Indeed, Poling had found the perfect role model in Hull. Poling isn't an undrafted rookie, but he is a seventh-round pick out of Ohio University who knew coming in the odds were stacked against him to make it through the summer. Growing up in the smallest of towns, Poling arrived with the biggest of dreams.
"I knew deep down I can make it on this level," he said.
And it was Hull who helped convince him that his dream was possible, Hull who guided him through the early practices when everything seemed foreign and Hull who hammered home the importance of making this team through his play on special teams.
"My advice to him?" Mike Hull said prior to his injury. "Just attack every day. Can't make the same mistake twice. There are no second chances in this league so you have to make the most of every practice. I look at him now and he's done everything right so far. He has a real shot at making it."
Now, unfortunately, it could very well be at Hull's expense.
With Hull sidelined for who knows how long, there is an opening for a young linebacker who can earn his keep on special teams. The next few weeks are crucial for Poling. He had a decent game in the preseason opener, finishing with three solo tackles and two assists, but he knows he'll need more than that.
There are so many similarities between Poling and Hull, which might be why they became fast friends in training camp. Poling is listed at 6-1, 235 pounds; Hull at 6-0, 235 pounds. Poling started 50 games at Ohio University and finished with 374 tackles. Hull started 48 games at Penn State and finished with 294 tackles. They both came into the league handicapped by scouting reports that labeled them too short and too slow. But that hasn't deterred either player because it's a story they have been hearing since the first time they put on shoulder pads. Why should this level be any different?

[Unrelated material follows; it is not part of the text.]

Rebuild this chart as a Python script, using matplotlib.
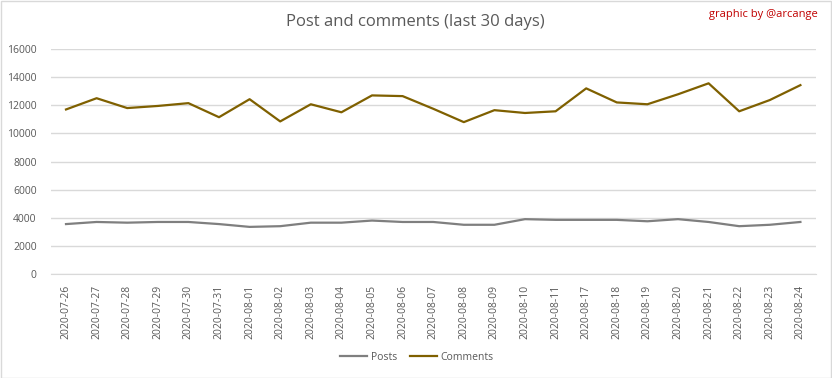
import matplotlib.pyplot as plt
import numpy as np

dates = ['2020-07-26', '2020-07-27', '2020-07-28', '2020-07-29', '2020-07-30',
         '2020-07-31', '2020-08-01', '2020-08-02', '2020-08-03', '2020-08-04',
         '2020-08-05', '2020-08-06', '2020-08-07', '2020-08-08', '2020-08-09',
         '2020-08-10', '2020-08-11', '2020-08-17', '2020-08-18', '2020-08-19',
         '2020-08-20', '2020-08-21', '2020-08-22', '2020-08-23', '2020-08-24']
posts = [3550, 3700, 3650, 3700, 3700, 3550, 3350, 3400, 3650, 3650,
         3800, 3700, 3700, 3500, 3500, 3900, 3850, 3850, 3850, 3750,
         3900, 3700, 3400, 3500, 3700]
comments = [11700, 12500, 11800, 11950, 12150, 11150, 12430, 10850, 12070, 11500,
            12700, 12650, 11750, 10800, 11650, 11450, 11570, 13200, 12200, 12070,
            12780, 13560, 11570, 12370, 13430]

plt.rcParams['font.family'] = ['Open Sans', 'DejaVu Sans']

fig = plt.figure(figsize=(8.32, 3.78), dpi=100)
ax = fig.add_axes([50.7 / 832, 1 - 274 / 378, 765 / 832, 225 / 378])

x = np.arange(len(dates))
ax.plot(x, posts, color='#7F7F7F', lw=1.6, label='Posts')
ax.plot(x, comments, color='#7F6000', lw=1.6, label='Comments')

ax.set_xlim(-0.5, len(dates) - 0.5)
ax.set_ylim(0, 16000)
ax.set_yticks(range(0, 16001, 2000))
ax.set_xticks(x)
ax.set_xticklabels(dates, rotation=90)
ax.tick_params(axis='both', length=0, labelsize=7.5, labelcolor='#595959')
ax.tick_params(axis='y', pad=10)
ax.tick_params(axis='x', pad=8)
ax.grid(axis='y', color='#D9D9D9', lw=1)
ax.set_axisbelow(True)
for s in ['top', 'right', 'left']:
    ax.spines[s].set_visible(False)
ax.spines['bottom'].set_color('#D9D9D9')

fig.text(415 / 832, 1 - 22 / 378, 'Post and comments (last 30 days)', ha='center', va='center',
         fontsize=12, color='#595959')
fig.text(818 / 832, 1 - 15 / 378, 'graphic by @arcange', ha='right', va='center',
         fontsize=8, color='#C00000')

fig.legend(loc='center', bbox_to_anchor=(417 / 832, 1 - 357 / 378), ncol=2, frameon=False,
           fontsize=7.5, labelcolor='#595959', handlelength=2.6, columnspacing=1.3,
           handletextpad=0.3)

fig.patches.append(plt.Rectangle((0.001, 0.001), 0.998, 0.997, transform=fig.transFigure,
                                 fill=False, edgecolor='#D9D9D9', lw=1))

plt.savefig('out.png', dpi=100)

Poling feels awful about his friend. You could hear it in his words. But he's got to move on, got to seize this opportunity. After three weeks of training camp, he has no doubt that he has the internal make-up and the athletic skills to make it with the Dolphins, just like Hull felt those four summers ago. After all, it always has to start with a belief.
"If I continue to do the things I did in college, I know I can make it here," Poling says. "I look around this team and I just feel like there can be a place for me."
As Hull emphasized to him, it's got to come on special teams, which was Hull's ticket to the 53-man roster as well. Hull was on every special teams unit, even served as the back-up snapper. Poling is searching for a similar edge, anything to get the attention of these coaches. Deep down he knows he can play linebacker in the pros and will get that opportunity during these next three preseason games. But he doesn't figure to get many reps during the season and that's simply part of the terrain for a seventh-round draft choice.
"I try to set short-term goals," Poling says. "I'm learning some techniques I didn't use in college so I had to adjust to that. But I feel comfortable with everything around me. I'm at the point now where all the base stuff is coming pretty easily."
Who knows where this will lead. Who knows whether Poling can pull off what Hull accomplished four years ago. For now, it's about doing his job, maintaining a level of consistency from one practice to another and getting ready for his next telling test this Friday night in Carolina.
"I believe this team had five undrafted rookies make the team last year," Poling said. "So it's not just smoke here. Doesn't matter how you got here, they give everyone an equal shot."
His new and now injured friend Mike Hull was certainly proof of that.